16564, Private, Joseph Stanley NOBLE
11th Battalion, Suffolk Regiment
Joseph Stanley NOBLE was born in West Wratting (Linton Q4-1893 3B:500) son of Edith Amy NOBLE. His mother married George Edwin KNIGHTS in 1895.
1901 census...Aged 6, he was at Padlock, West Wratting with his mother (now Edith Amy KNIGHTS) born West Wratting and her husband George Edwin KNIGHTS  farm labourer born Whittlesford.
1911 census...Aged 16, now recorded as KNIGHTS, a domestic groom, he was at High Street, Balsham with parents (father now chimney sweep) and grandmother Sarah PLACKITT  born West Wratting
George KNIGHTS died in 1912 and his mother married Percy BONESS in 1920, of 124 Fitzroy Street, Cambridge.
Joseph enlisted at Linton
The worst day in British military history, 60,000 casualties, around 20,000 of them dead.
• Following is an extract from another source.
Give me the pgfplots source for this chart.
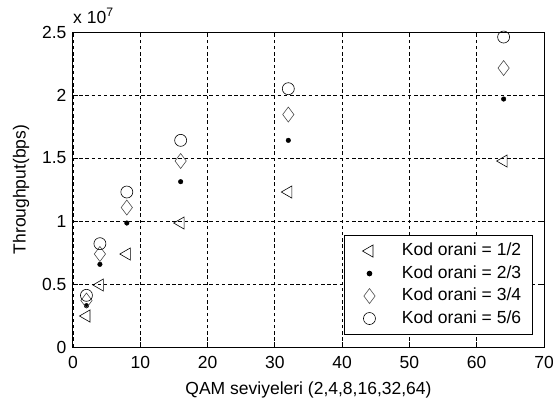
\documentclass[border=0pt]{standalone}
\usepackage{fontspec}
\setmainfont{Liberation Sans}
\usepackage{pgfplots}
\pgfplotsset{compat=1.18}
\usetikzlibrary{calc}
\newcommand{\ff}{\fontsize{17.5}{20}\selectfont}
\begin{document}
\begin{tikzpicture}[font=\ff]
\begin{axis}[
  scale only axis, width=471pt, height=315pt,
  xmin=0, xmax=70, ymin=0, ymax=2.5e7,
  xtick={0,10,20,30,40,50,60,70},
  ytick={0,5e6,1e7,1.5e7,2e7,2.5e7},
  yticklabels={0,0.5,1,1.5,2,2.5},
  scaled y ticks=false,
  /pgf/number format/assume math mode=true,
  tick label style={font=\ff, black},
  xticklabel style={anchor=center, yshift=-15pt},
  yticklabel style={xshift=-3pt},
  axis line style={black, line width=1pt},
  every tick/.style={black, line width=1pt},
  tick align=inside,
  major tick length=5pt,
  grid=major,
  major grid style={black, line width=0.9pt, dash pattern=on 3.5pt off 2.7pt},
  xlabel={QAM seviyeleri (2,4,8,16,32,64)},
  ylabel={Throughput(bps)},
  every axis x label/.style={at={(rel axis cs:0.5,0)}, yshift=-43pt, anchor=center, font=\ff},
  every axis y label/.style={at={(rel axis cs:0,0.5)}, xshift=-52pt, rotate=90, anchor=center, font=\ff},
  clip=false,
  legend cell align=left,
  legend image code/.code={\path[draw=none] (0pt,0pt) -- (46pt,0pt); \draw[#1] plot coordinates {(15pt,0pt)};},
  legend style={at={(0.977,0.038)}, anchor=south east, draw=black, line width=1pt, fill=white,
    inner xsep=10pt, inner ysep=7pt, row sep=4.5pt,
    nodes={text height=12pt, text depth=3pt, inner sep=1.5pt, font=\ff, line width=0.6pt}},
]
\coordinate (ll) at (rel axis cs:0,0);
\coordinate (ur) at (rel axis cs:1,1);
\addplot[only marks, mark=triangle, mark size=7, mark options={rotate=90, black, line width=0.6pt, fill=none}]
  coordinates {(2,2.46e6) (4,4.92e6) (8,7.38e6) (16,9.84e6) (32,1.23e7) (64,1.476e7)};
\addlegendentry{Kod orani = 1/2}
\addplot[only marks, mark=*, mark size=2.3, mark options={black, fill=black}]
  coordinates {(2,3.28e6) (4,6.56e6) (8,9.84e6) (16,1.312e7) (32,1.64e7) (64,1.968e7)};
\addlegendentry{Kod orani = 2/3}
\addplot[only marks, mark=diamond, mark size=7.5, mark options={black!70, line width=0.6pt, fill=none}]
  coordinates {(2,3.69e6) (4,7.38e6) (8,1.107e7) (16,1.476e7) (32,1.845e7) (64,2.214e7)};
\addlegendentry{Kod orani = 3/4}
\addplot[only marks, mark=o, mark size=6, mark options={black, line width=0.6pt}]
  coordinates {(2,4.1e6) (4,8.2e6) (8,1.23e7) (16,1.64e7) (32,2.05e7) (64,2.46e7)};
\addlegendentry{Kod orani = 5/6}
\node[anchor=base west, inner sep=0pt, font=\ff] at ($(rel axis cs:0,1)+(0pt,9pt)$) {x 10\textsuperscript{7}};
\end{axis}
\pgfresetboundingbox
\useasboundingbox ($(ll)+(-73pt,-58pt)$) rectangle ($(ur)+(9pt,32pt)$);
\end{tikzpicture}
\end{document}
The 11th Suffolks were part of 34th Division, as yet untried in battle, in the front of the attack opposite La Boiselle. At 7.28 a mine containing 60,000 lbs of ammonal was blown, creating a crater (Lochnagar crater) 55 feet deep and 220 feet across. 2 minutes later the attack began, the 11 Suffolks following the 10th Lincolns advancing on a line through the centre of Bailiff Wood. The Germans however were in great strength in La Boiselle and as the Suffolks advanced they immediately came under heavy machine gun fire. The lines of men were quickly reduced to groups of 3 and four and by 8 am the battle was decided. Hundreds lay wounded, a pitiful few had managed to reach the German wire. Occasionally a man rose and tried to get forward, only to fall again. Even those few who did reach the parapet were quickly despatched by flame throwers.
Of all the battalions in the battle of Albert, the 11th Suffolks fared worst, with very nearly 700 casualties (a battalion is nominally just over 1,000 men).
The 11th Suffolk suffered 188 killed on the 1st July, 147 of them have no known grave.